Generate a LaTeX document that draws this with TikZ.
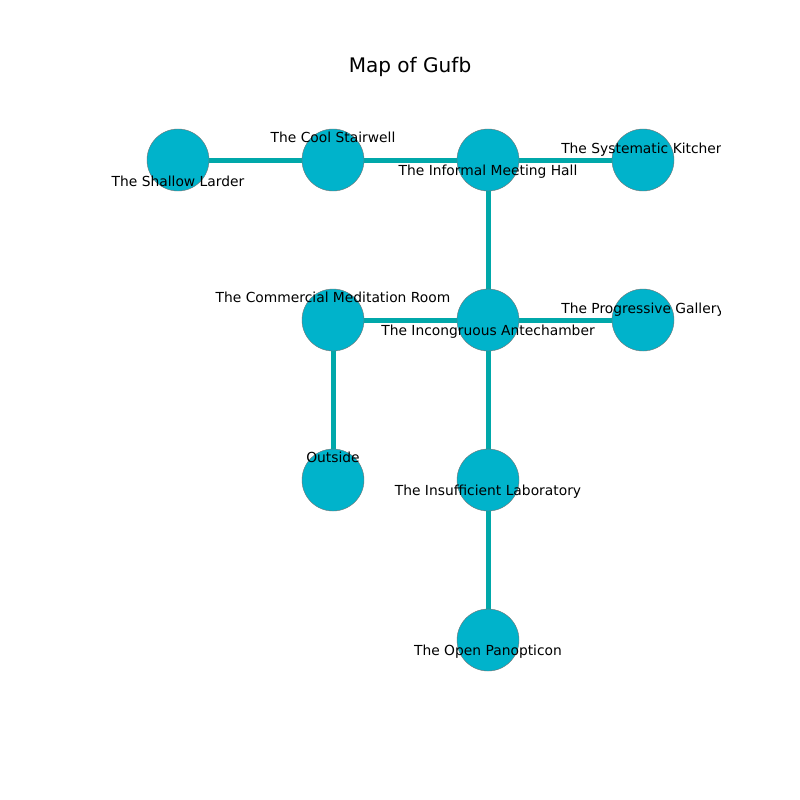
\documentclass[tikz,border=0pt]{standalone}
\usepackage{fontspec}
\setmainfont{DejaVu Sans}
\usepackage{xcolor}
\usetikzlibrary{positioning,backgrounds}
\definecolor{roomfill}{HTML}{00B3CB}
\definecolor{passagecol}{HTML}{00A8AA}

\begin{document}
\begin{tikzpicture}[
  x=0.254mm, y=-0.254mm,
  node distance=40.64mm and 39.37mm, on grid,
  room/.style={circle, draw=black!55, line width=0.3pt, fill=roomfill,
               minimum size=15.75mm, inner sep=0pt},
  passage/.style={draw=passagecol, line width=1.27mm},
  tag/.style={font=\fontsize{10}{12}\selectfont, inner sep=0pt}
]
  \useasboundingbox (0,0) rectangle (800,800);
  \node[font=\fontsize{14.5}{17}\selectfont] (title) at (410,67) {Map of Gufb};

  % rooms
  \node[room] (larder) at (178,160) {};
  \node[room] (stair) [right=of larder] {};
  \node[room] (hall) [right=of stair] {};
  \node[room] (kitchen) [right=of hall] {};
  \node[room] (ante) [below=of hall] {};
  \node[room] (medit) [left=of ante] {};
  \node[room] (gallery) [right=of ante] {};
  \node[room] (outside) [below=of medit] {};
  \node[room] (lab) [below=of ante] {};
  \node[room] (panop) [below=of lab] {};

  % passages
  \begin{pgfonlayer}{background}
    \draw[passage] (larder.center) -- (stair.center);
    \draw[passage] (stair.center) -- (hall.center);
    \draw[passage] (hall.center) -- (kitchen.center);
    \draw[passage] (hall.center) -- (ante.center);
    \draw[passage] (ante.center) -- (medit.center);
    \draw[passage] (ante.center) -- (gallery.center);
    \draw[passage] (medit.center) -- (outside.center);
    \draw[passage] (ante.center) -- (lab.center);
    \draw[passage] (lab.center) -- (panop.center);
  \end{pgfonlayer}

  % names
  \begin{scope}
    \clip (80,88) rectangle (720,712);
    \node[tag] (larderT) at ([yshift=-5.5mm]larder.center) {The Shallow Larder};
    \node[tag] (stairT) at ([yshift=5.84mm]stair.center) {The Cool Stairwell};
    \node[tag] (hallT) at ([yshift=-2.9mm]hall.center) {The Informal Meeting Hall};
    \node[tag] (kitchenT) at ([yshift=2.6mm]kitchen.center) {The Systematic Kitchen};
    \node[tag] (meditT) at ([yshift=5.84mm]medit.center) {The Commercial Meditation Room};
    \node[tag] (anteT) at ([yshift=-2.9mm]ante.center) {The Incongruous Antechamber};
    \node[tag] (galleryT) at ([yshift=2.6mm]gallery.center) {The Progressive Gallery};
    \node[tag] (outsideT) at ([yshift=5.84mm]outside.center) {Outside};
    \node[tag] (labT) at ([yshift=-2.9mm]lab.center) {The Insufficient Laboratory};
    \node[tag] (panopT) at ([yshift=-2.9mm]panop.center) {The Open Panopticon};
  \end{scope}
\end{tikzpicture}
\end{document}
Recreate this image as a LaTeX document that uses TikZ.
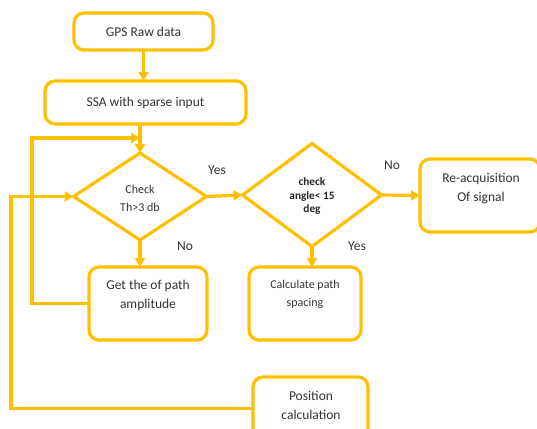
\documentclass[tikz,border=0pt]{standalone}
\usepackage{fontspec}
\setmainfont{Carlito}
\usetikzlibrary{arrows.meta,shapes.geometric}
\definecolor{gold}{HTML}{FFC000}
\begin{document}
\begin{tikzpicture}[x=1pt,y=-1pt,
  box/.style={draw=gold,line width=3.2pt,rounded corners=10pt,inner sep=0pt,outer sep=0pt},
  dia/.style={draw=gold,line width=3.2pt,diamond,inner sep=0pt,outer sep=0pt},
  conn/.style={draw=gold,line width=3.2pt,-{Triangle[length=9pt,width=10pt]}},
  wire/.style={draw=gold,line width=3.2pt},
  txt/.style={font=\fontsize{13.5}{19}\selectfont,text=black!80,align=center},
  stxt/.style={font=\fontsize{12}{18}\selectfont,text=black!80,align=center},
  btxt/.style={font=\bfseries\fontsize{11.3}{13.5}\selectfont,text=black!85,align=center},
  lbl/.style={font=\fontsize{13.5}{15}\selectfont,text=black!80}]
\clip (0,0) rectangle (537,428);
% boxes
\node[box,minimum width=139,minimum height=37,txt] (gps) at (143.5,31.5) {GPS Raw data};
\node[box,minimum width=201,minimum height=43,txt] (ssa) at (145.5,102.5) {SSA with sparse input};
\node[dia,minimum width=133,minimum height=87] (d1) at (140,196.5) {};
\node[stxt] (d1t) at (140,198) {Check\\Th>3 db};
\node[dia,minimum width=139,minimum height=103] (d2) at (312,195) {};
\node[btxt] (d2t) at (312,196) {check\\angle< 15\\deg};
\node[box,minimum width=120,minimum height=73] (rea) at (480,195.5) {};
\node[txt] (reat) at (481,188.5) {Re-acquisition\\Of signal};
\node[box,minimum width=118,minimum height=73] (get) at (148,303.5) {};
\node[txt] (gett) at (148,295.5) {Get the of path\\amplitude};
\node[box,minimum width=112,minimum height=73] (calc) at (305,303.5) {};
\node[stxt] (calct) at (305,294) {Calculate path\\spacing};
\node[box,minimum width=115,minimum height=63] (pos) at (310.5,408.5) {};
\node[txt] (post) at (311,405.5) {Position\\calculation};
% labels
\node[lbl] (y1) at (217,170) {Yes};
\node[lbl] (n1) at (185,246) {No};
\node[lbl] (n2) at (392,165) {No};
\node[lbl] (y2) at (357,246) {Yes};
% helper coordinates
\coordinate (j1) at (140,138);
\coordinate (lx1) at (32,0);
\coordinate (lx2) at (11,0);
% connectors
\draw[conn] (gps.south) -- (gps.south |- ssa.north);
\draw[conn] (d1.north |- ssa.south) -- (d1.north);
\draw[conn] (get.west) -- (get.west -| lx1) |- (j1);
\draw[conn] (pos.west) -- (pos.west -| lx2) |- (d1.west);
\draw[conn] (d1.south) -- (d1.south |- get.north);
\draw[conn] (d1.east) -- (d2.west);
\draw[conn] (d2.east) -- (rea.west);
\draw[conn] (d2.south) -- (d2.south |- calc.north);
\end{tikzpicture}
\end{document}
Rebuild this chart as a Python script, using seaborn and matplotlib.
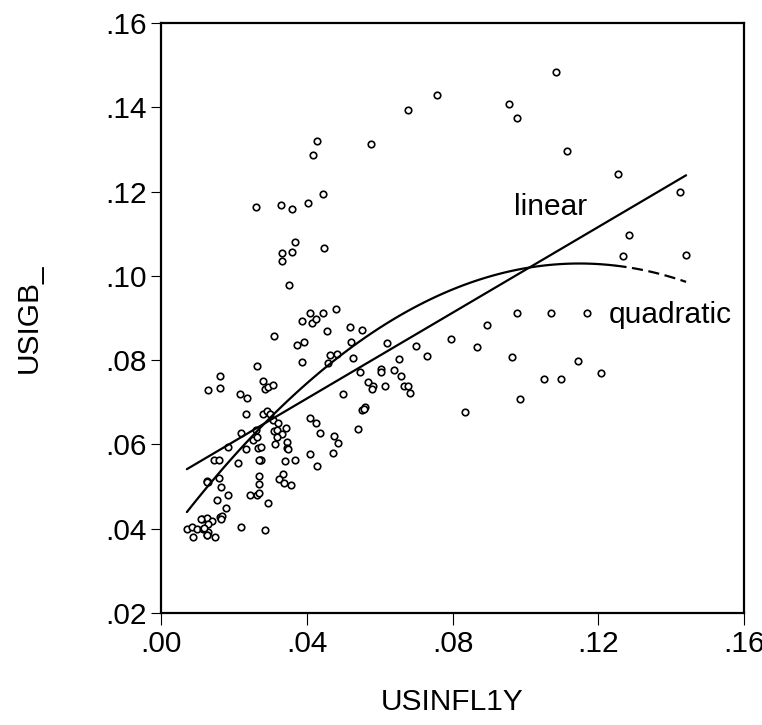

=====

_TO BE DONE_. Output the material word for word, omitting its pictures.

_COMPLETE ANSWER_.
Generate a LaTeX document that draws this with TikZ.
\documentclass[tikz,border=0pt]{standalone}
\usepackage{fontspec}
\setmainfont{DejaVu Sans}
\usepackage{xcolor}
\usetikzlibrary{positioning,backgrounds}
\definecolor{roomfill}{HTML}{00B3CB}
\definecolor{passagecol}{HTML}{00A8AA}

\begin{document}
\begin{tikzpicture}[
  x=0.254mm, y=-0.254mm,
  node distance=40.64mm and 39.37mm, on grid,
  room/.style={circle, draw=black!55, line width=0.3pt, fill=roomfill,
               minimum size=15.75mm, inner sep=0pt},
  passage/.style={draw=passagecol, line width=1.27mm},
  tag/.style={font=\fontsize{10}{12}\selectfont, inner sep=0pt}
]
  \useasboundingbox (0,0) rectangle (800,800);
  \node[font=\fontsize{14.5}{17}\selectfont] (title) at (410,67) {Map of Gufb};

  % rooms
  \node[room] (larder) at (178,160) {};
  \node[room] (stair) [right=of larder] {};
  \node[room] (hall) [right=of stair] {};
  \node[room] (kitchen) [right=of hall] {};
  \node[room] (ante) [below=of hall] {};
  \node[room] (medit) [left=of ante] {};
  \node[room] (gallery) [right=of ante] {};
  \node[room] (outside) [below=of medit] {};
  \node[room] (lab) [below=of ante] {};
  \node[room] (panop) [below=of lab] {};

  % passages
  \begin{pgfonlayer}{background}
    \draw[passage] (larder.center) -- (stair.center);
    \draw[passage] (stair.center) -- (hall.center);
    \draw[passage] (hall.center) -- (kitchen.center);
    \draw[passage] (hall.center) -- (ante.center);
    \draw[passage] (ante.center) -- (medit.center);
    \draw[passage] (ante.center) -- (gallery.center);
    \draw[passage] (medit.center) -- (outside.center);
    \draw[passage] (ante.center) -- (lab.center);
    \draw[passage] (lab.center) -- (panop.center);
  \end{pgfonlayer}

  % names
  \begin{scope}
    \clip (80,88) rectangle (720,712);
    \node[tag] (larderT) at ([yshift=-5.5mm]larder.center) {The Shallow Larder};
    \node[tag] (stairT) at ([yshift=5.84mm]stair.center) {The Cool Stairwell};
    \node[tag] (hallT) at ([yshift=-2.9mm]hall.center) {The Informal Meeting Hall};
    \node[tag] (kitchenT) at ([yshift=2.6mm]kitchen.center) {The Systematic Kitchen};
    \node[tag] (meditT) at ([yshift=5.84mm]medit.center) {The Commercial Meditation Room};
    \node[tag] (anteT) at ([yshift=-2.9mm]ante.center) {The Incongruous Antechamber};
    \node[tag] (galleryT) at ([yshift=2.6mm]gallery.center) {The Progressive Gallery};
    \node[tag] (outsideT) at ([yshift=5.84mm]outside.center) {Outside};
    \node[tag] (labT) at ([yshift=-2.9mm]lab.center) {The Insufficient Laboratory};
    \node[tag] (panopT) at ([yshift=-2.9mm]panop.center) {The Open Panopticon};
  \end{scope}
\end{tikzpicture}
\end{document}
Recreate this image as a LaTeX document that uses TikZ.
\documentclass[tikz,border=0pt]{standalone}
\usepackage{fontspec}
\setmainfont{Carlito}
\usetikzlibrary{arrows.meta,shapes.geometric}
\definecolor{gold}{HTML}{FFC000}
\begin{document}
\begin{tikzpicture}[x=1pt,y=-1pt,
  box/.style={draw=gold,line width=3.2pt,rounded corners=10pt,inner sep=0pt,outer sep=0pt},
  dia/.style={draw=gold,line width=3.2pt,diamond,inner sep=0pt,outer sep=0pt},
  conn/.style={draw=gold,line width=3.2pt,-{Triangle[length=9pt,width=10pt]}},
  wire/.style={draw=gold,line width=3.2pt},
  txt/.style={font=\fontsize{13.5}{19}\selectfont,text=black!80,align=center},
  stxt/.style={font=\fontsize{12}{18}\selectfont,text=black!80,align=center},
  btxt/.style={font=\bfseries\fontsize{11.3}{13.5}\selectfont,text=black!85,align=center},
  lbl/.style={font=\fontsize{13.5}{15}\selectfont,text=black!80}]
\clip (0,0) rectangle (537,428);
% boxes
\node[box,minimum width=139,minimum height=37,txt] (gps) at (143.5,31.5) {GPS Raw data};
\node[box,minimum width=201,minimum height=43,txt] (ssa) at (145.5,102.5) {SSA with sparse input};
\node[dia,minimum width=133,minimum height=87] (d1) at (140,196.5) {};
\node[stxt] (d1t) at (140,198) {Check\\Th>3 db};
\node[dia,minimum width=139,minimum height=103] (d2) at (312,195) {};
\node[btxt] (d2t) at (312,196) {check\\angle< 15\\deg};
\node[box,minimum width=120,minimum height=73] (rea) at (480,195.5) {};
\node[txt] (reat) at (481,188.5) {Re-acquisition\\Of signal};
\node[box,minimum width=118,minimum height=73] (get) at (148,303.5) {};
\node[txt] (gett) at (148,295.5) {Get the of path\\amplitude};
\node[box,minimum width=112,minimum height=73] (calc) at (305,303.5) {};
\node[stxt] (calct) at (305,294) {Calculate path\\spacing};
\node[box,minimum width=115,minimum height=63] (pos) at (310.5,408.5) {};
\node[txt] (post) at (311,405.5) {Position\\calculation};
% labels
\node[lbl] (y1) at (217,170) {Yes};
\node[lbl] (n1) at (185,246) {No};
\node[lbl] (n2) at (392,165) {No};
\node[lbl] (y2) at (357,246) {Yes};
% helper coordinates
\coordinate (j1) at (140,138);
\coordinate (lx1) at (32,0);
\coordinate (lx2) at (11,0);
% connectors
\draw[conn] (gps.south) -- (gps.south |- ssa.north);
\draw[conn] (d1.north |- ssa.south) -- (d1.north);
\draw[conn] (get.west) -- (get.west -| lx1) |- (j1);
\draw[conn] (pos.west) -- (pos.west -| lx2) |- (d1.west);
\draw[conn] (d1.south) -- (d1.south |- get.north);
\draw[conn] (d1.east) -- (d2.west);
\draw[conn] (d2.east) -- (rea.west);
\draw[conn] (d2.south) -- (d2.south |- calc.north);
\end{tikzpicture}
\end{document}
Rebuild this chart as a Python script, using seaborn and matplotlib.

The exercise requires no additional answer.